Ratt delivered a great set at Sweden Rock Festival in 2007 before cancelling their performance at both Sweden Rock Festival and Norway Rock Festival in the year of 2010. And after another round of line-up drama (including Stephen Pearcy leaving for the 2nd time in 2014 and the whole Bobby Blotzer’s Ratt nonsense which leaves him out of the real Ratt and so on), their 2017 line-up consists of original Ratters Stephen Pearcy (vocals), Warren DeMartini (guitar) and Juan Croucier (bass) along with Carlos Cavazo (guitar (ex-Quiet Riot)) and Jimmy De Grasso (drums, ex-Megadeth, Alice Cooper, Black Star Riders, Y&T, David Lee Roth, Ministry, Lita Ford to, believe it or not, name a few references). All the drama and turmoil aside, Ratt through one hell of a party on their exclusive trip to Europe in 2017. Starting off with ”Wanted Man”, it was pure 80’s all the way, including ”You’re In Love”, ”Body Talk”, ”Lack Of Communication”, ”Slip Of The Lip” and ”Lay It Down” before closing the deal with ”Back For More” and ”Round And Round”. And they are indeed back for more, and after seeing this great set at Sweden Rock Festival 2017 – why the hell not!?

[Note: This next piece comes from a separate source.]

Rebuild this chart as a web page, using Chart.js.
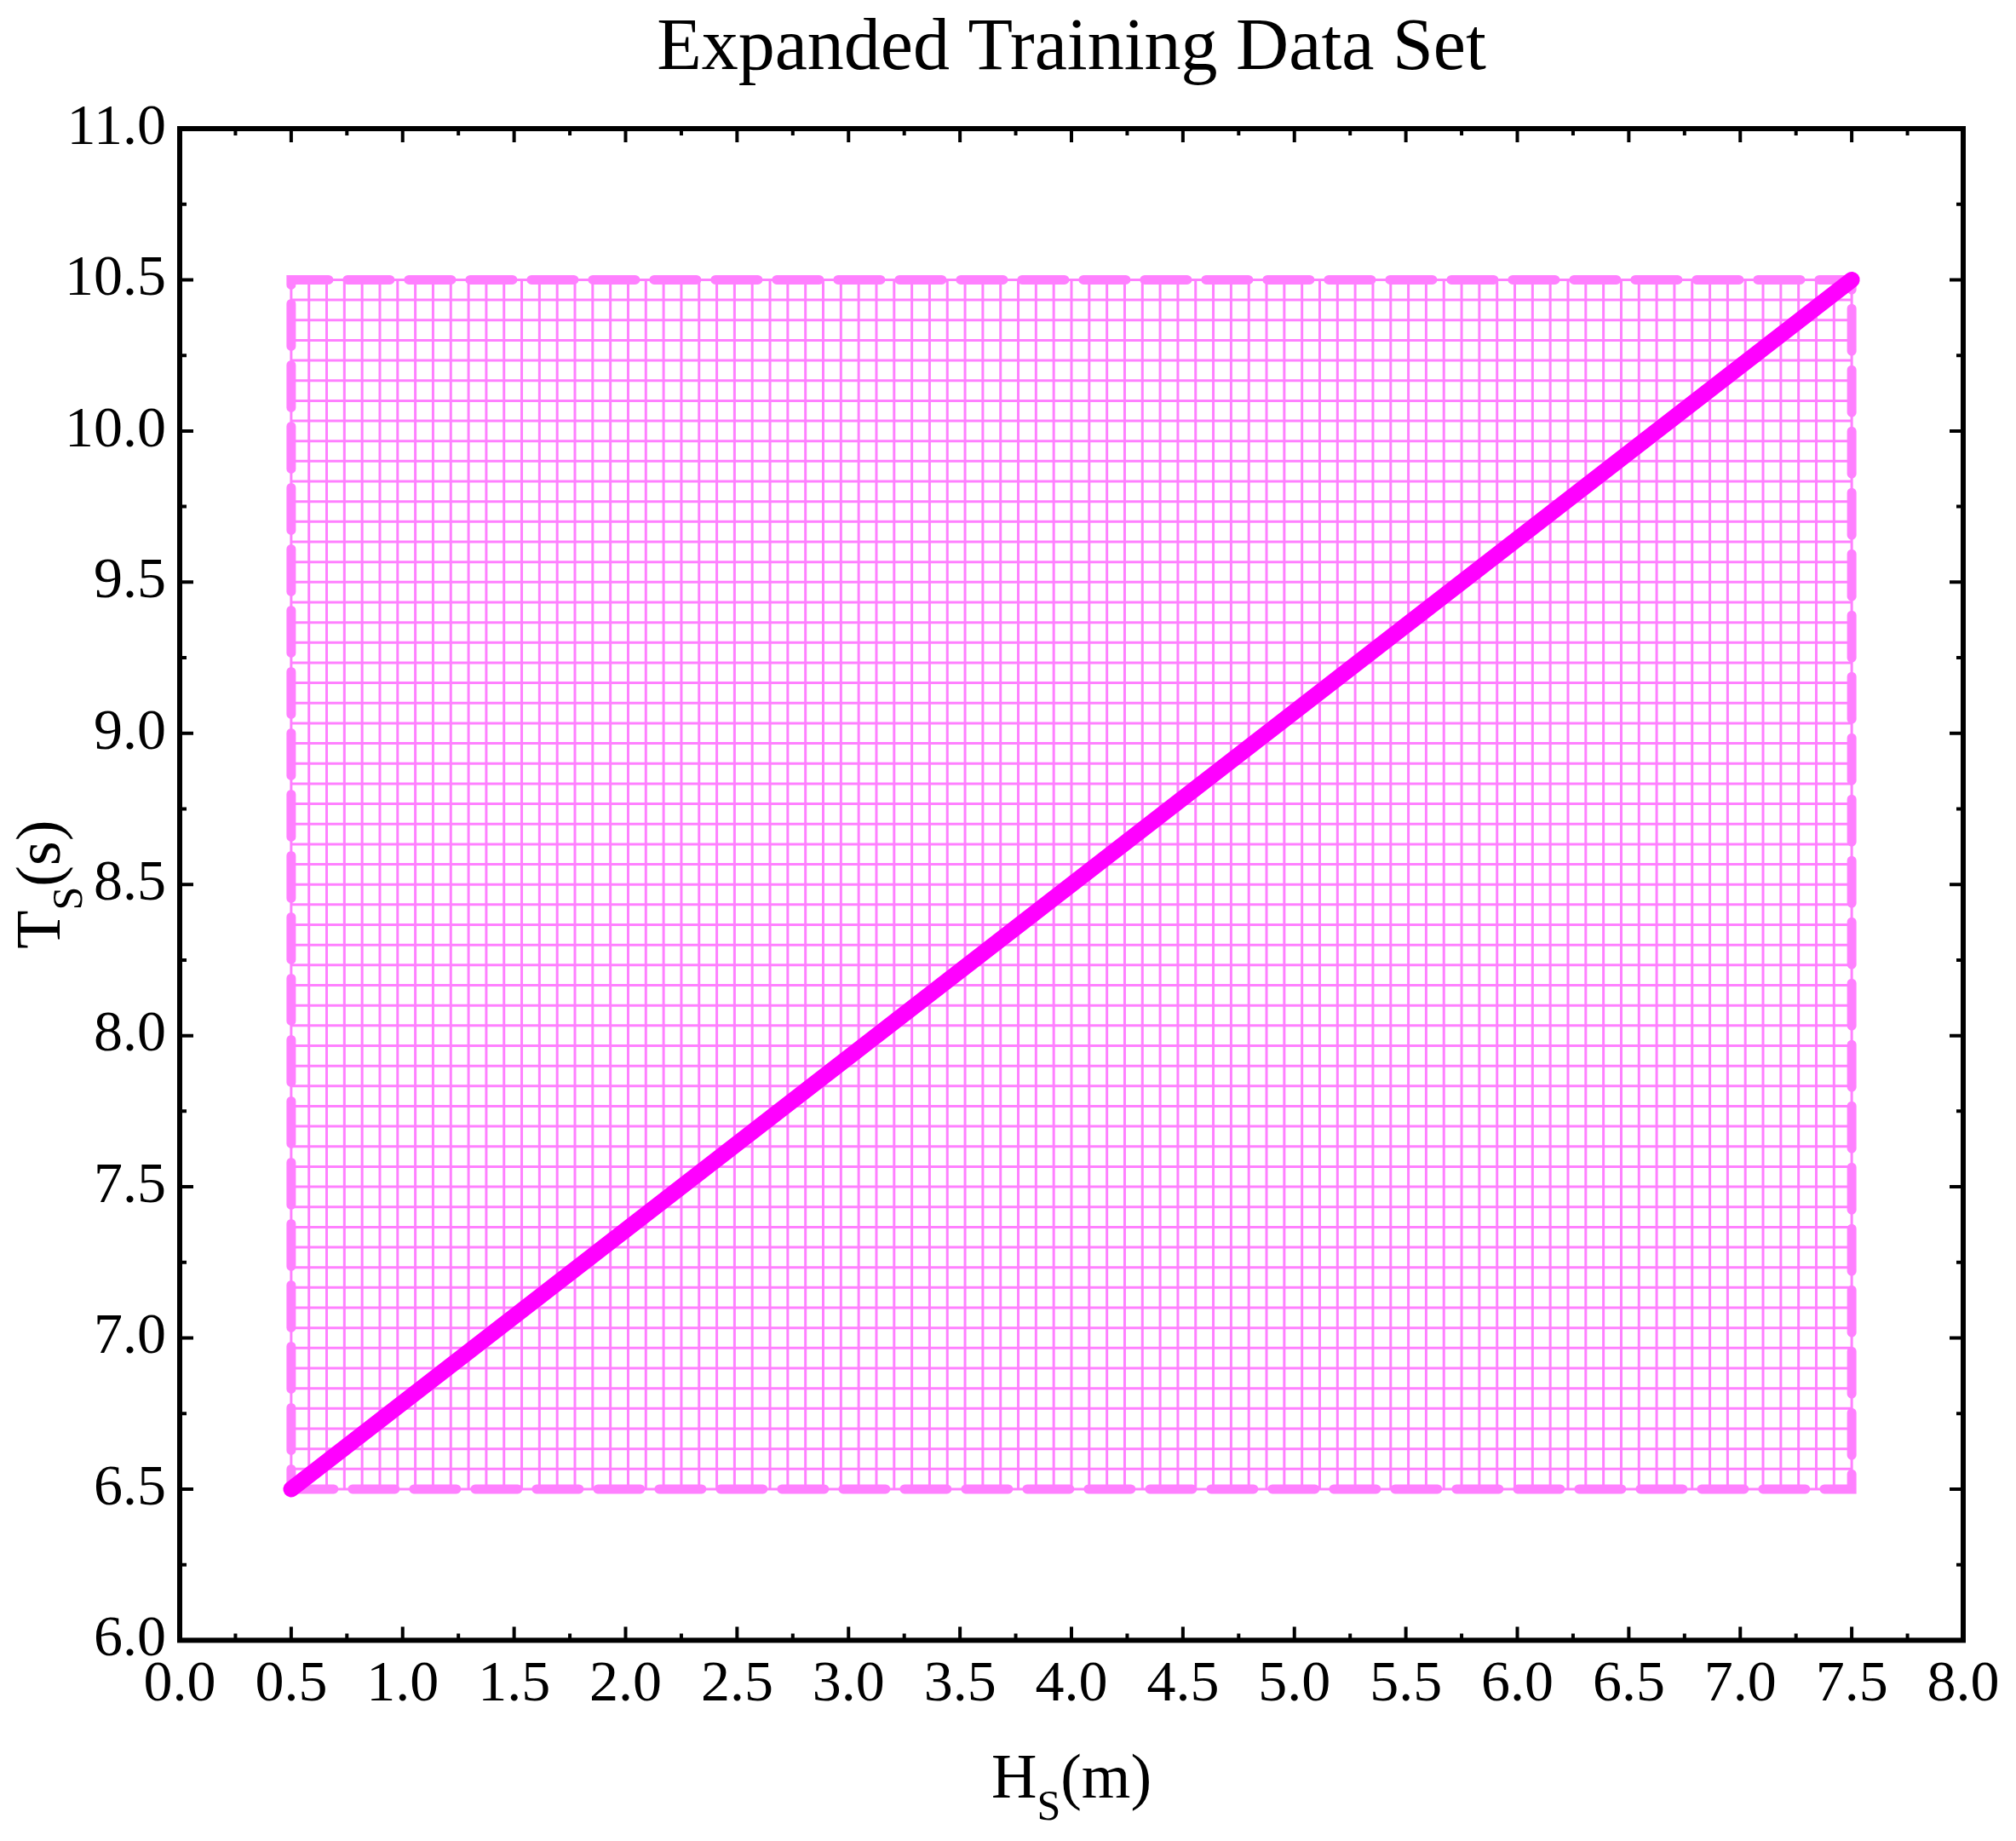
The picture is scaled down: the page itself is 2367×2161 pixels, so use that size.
<!DOCTYPE html>
<html>
<head>
<meta charset="utf-8">
<script src="https://cdn.jsdelivr.net/npm/chart.js@4"></script>
<style>body{margin:0;background:#fff}canvas{display:block}</style>
</head>
<body>
<canvas id="c" width="2367" height="2161" style="width:2367px;height:2161px"></canvas>
<script>
// data
var xTicks = [0.0,0.5,1.0,1.5,2.0,2.5,3.0,3.5,4.0,4.5,5.0,5.5,6.0,6.5,7.0,7.5,8.0];
var yTicks = [6.0,6.5,7.0,7.5,8.0,8.5,9.0,9.5,10.0,10.5,11.0];
var lineHs = [0.5, 7.5];
var lineTs = [6.5, 10.5];
var boxHs = [0.5, 7.5, 7.5, 0.5, 0.5];
var boxTs = [6.5, 6.5, 10.5, 10.5, 6.5];
var gridHsRange = [0.5, 7.5], gridHsCount = 88;
var gridTsRange = [6.5, 10.5], gridTsCount = 60;

var serif = "'Liberation Serif','DejaVu Serif',serif";
// chart.js paints the first dataset on top, so the thick line goes first
var datasets = [];
datasets.push({data:lineHs.map(function(v,k){return {x:v,y:lineTs[k]};}), borderColor:'#ff00ff', borderWidth:19, borderCapStyle:'round', pointRadius:0});
datasets.push({data:boxHs.map(function(v,k){return {x:v,y:boxTs[k]};}), borderColor:'#ff80ff', borderWidth:11, borderDash:[50,22], borderCapStyle:'round', pointRadius:0});
// mesh of training points drawn as thin lines
for (var i = 0; i <= gridHsCount; i++) {
  var x = gridHsRange[0] + (gridHsRange[1]-gridHsRange[0])*i/gridHsCount;
  datasets.push({data:[{x:x,y:gridTsRange[0]},{x:x,y:gridTsRange[1]}], borderColor:'#ff80ff', borderWidth:3, pointRadius:0});
}
for (var j = 0; j <= gridTsCount; j++) {
  var y = gridTsRange[0] + (gridTsRange[1]-gridTsRange[0])*j/gridTsCount;
  datasets.push({data:[{x:gridHsRange[0],y:y},{x:gridHsRange[1],y:y}], borderColor:'#ff80ff', borderWidth:3, pointRadius:0});
}

var frame = {
  id:'frame',
  afterDraw:function(ch){
    var a = ch.chartArea, c = ch.ctx, xs = ch.scales.x, ys = ch.scales.y;
    c.save();
    c.strokeStyle = '#000'; c.lineWidth = 6;
    c.strokeRect(a.left, a.top, a.right-a.left, a.bottom-a.top);
    c.lineWidth = 4;
    for (var v = 0; v <= 8.001; v += 0.25) {
      var px = xs.getPixelForValue(v), len = (Math.abs(v*2-Math.round(v*2))<1e-6) ? 16 : 8;
      c.beginPath(); c.moveTo(px,a.bottom); c.lineTo(px,a.bottom-len); c.moveTo(px,a.top); c.lineTo(px,a.top+len); c.stroke();
    }
    for (var w = 6; w <= 11.001; w += 0.25) {
      var py = ys.getPixelForValue(w), l2 = (Math.abs(w*2-Math.round(w*2))<1e-6) ? 16 : 8;
      c.beginPath(); c.moveTo(a.left,py); c.lineTo(a.left+l2,py); c.moveTo(a.right,py); c.lineTo(a.right-l2,py); c.stroke();
    }
    c.fillStyle = '#000';
    c.font = '86px ' + serif; c.textAlign = 'center'; c.textBaseline = 'middle';
    c.fillText('Expanded Training Data Set', (a.left+a.right)/2, 58);
    // x axis title H_S(m)
    var cx = (a.left+a.right)/2, by = 2110;
    c.textAlign = 'left'; c.textBaseline = 'alphabetic';
    c.font = '74px ' + serif; var wH = c.measureText('H').width;
    c.font = '50px ' + serif; var wS = c.measureText('S').width;
    c.font = '74px ' + serif; var wM = c.measureText('(m)').width;
    var sx = cx - (wH+wS+wM)/2;
    c.fillText('H', sx, by); c.font = '50px ' + serif; c.fillText('S', sx+wH, by+26);
    c.font = '74px ' + serif; c.fillText('(m)', sx+wH+wS, by);
    // y axis title T_S(s)
    c.translate(70, (a.top+a.bottom)/2); c.rotate(-Math.PI/2);
    var wT = c.measureText('T').width, wP = c.measureText('(s)').width;
    var tx = -(wT+wS+wP)/2;
    c.fillText('T', tx, 0); c.font = '50px ' + serif; c.fillText('S', tx+wT, 26);
    c.font = '74px ' + serif; c.fillText('(s)', tx+wT+wS, 0);
    c.restore();
  }
};

new Chart(document.getElementById('c'), {
  type:'line',
  data:{datasets:datasets},
  options:{
    responsive:false, animation:false, devicePixelRatio:1,
    layout:{padding:{top:151, right:62, bottom:138, left:0}},
    plugins:{legend:{display:false}, tooltip:{enabled:false}},
    scales:{
      x:{type:'linear', min:0, max:8,
         afterBuildTicks:function(s){s.ticks = xTicks.map(function(v){return {value:v};});},
         grid:{display:false}, border:{display:false},
         ticks:{color:'#000', font:{family:serif, size:68}, padding:4, maxRotation:0, autoSkip:false,
                callback:function(v){return Number(v).toFixed(1);}}},
      y:{type:'linear', min:6, max:11,
         afterBuildTicks:function(s){s.ticks = yTicks.map(function(v){return {value:v};});},
         grid:{display:false}, border:{display:false},
         ticks:{color:'#000', font:{family:serif, size:68}, padding:8, autoSkip:false,
                callback:function(v){return Number(v).toFixed(1);}},
         afterFit:function(s){s.width = 211;}}
    }
  },
  plugins:[frame]
});
</script>
</body>
</html>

The German legends of Scorpions has had their struggles at Sweden Rock throughout the years, and 10 years after their last visit (their not-so-successful gig in 2007), they were back for this year’s big rock event in the south of Sweden. Led by the fronting trio of Klaus Meine (69), Rudolf Schenker (68) and Matthias Jabs (61), their set started out acceptable with ”Going Out With A Bang”, ”Make It Real”, ”Bad Boys Running Wild”, ”The Zoo” and ”Coast To Coast”. Then it was full-stop with an old medley of obscure songs from the mid 70’s, some new mediocre stuff like ”We Built This House” from their new album from 2015 before lashing into a three-song ballad-medley only to head back to the main stage to play even one more ballad, the awful ”Wind Of Change” (yeah, big hit of course, but come on…). Welcoming Mikkey Dee (ex-Motorhead) into the line-up, they also tried to do a tribute to Lemmy by doing ”Overkill”, but either Schenker nor Jabs didn’t seem to remember that one, so that came to a complete embarrassment. Even though they picked up speed again with ”Blackout” and ”Big City Nights” before their encore of ”Coming Home”, ”Still Loving You” and the set-closer ”Rock You Like A Hurricane” they didn’t exactly rock us like a hurricane through their fourth Sweden Rock-set in their career (1999,2004, 2007 and now 2017). A great band with a great catalog came to Sweden with a wonderful stage production, only to disappoint big time, unfortunately.